Other lenders are discounting costs that borrowers may pay when they sign up for a mortgage. Borrowers have the option to pay what are called “discount points” — a prepayment of interest — in exchange for a lower interest rate. One point equals 1% of the loan amount. Citi is offering home buyers 0.75% of the loan amount that can be used to offset discount points. On a $375,000 mortgage, the credit would be $2,812.50 — plus the lower interest rate over the life of the loan. Earlier this year, Bank of America began offering 0.25 percentage point off discount points in 12 states; next month, the bank will extend the offer in nine more states, including South Carolina, Texas and Washington D.C.

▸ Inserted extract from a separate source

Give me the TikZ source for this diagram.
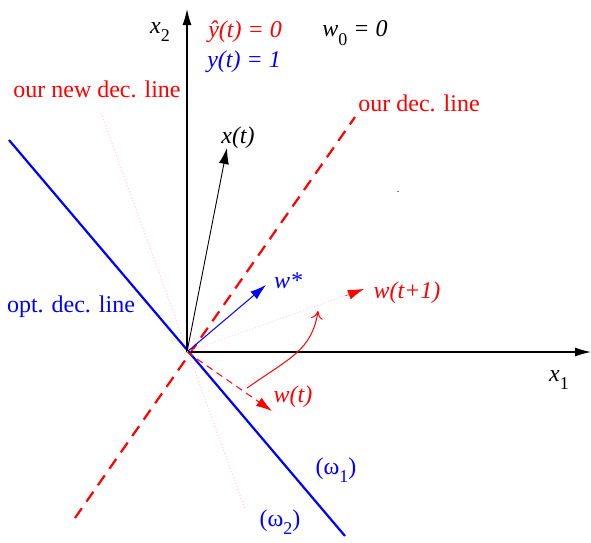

But if you’re seeing incentives, says Keith Gumbinger, vice president at mortgage-data firm HSH Associates, there might be a catch. To qualify for the Bank of America discount, for example, consumers must have at least $50,000 socked away with the bank or its investment firm.
Other incentives may be designed to distract from a rate that’s not as low as it could be. The average rate consumers get on a 30-year fixed-rate mortgage is 4.25% — about 0.75 percentage point higher than the lowest advertised, according to LendingTree.com. That’s almost the widest spread since the firm began tracking the data in February 2010. On a $275,000 30-year fixed rate mortgage, the difference adds up to about $120 more per month, or more than $42,000 over the life of the loan.
For their part, banks say they’re looking to attract new customers, or drum up more business with old ones, and that rock-bottom rates, though difficult to get, are accessible for borrowers with the highest credit scores, large down payments and low debt levels. But they also acknowledge that these promotions are good without being too good: A Bank of America spokesman says the institution is looking to price competitively but not low enough to spark an overflow of applications that would prevent it from being able to process the mortgages in a timely manner, the spokesman says.
Still, a low interest rate is still the key to finding the cheapest mortgage. Experts direct borrowers to consider lenders who are most eager for business, including online outfits, which can offer a lower rate because they have lower overhead, and smaller institutions like community banks and credit unions that might have more wiggle room on rates. With rates expected to stay low for a while, qualified borrowers can afford to haggle to get a low rate, which will help them save more than most incentives on the table now.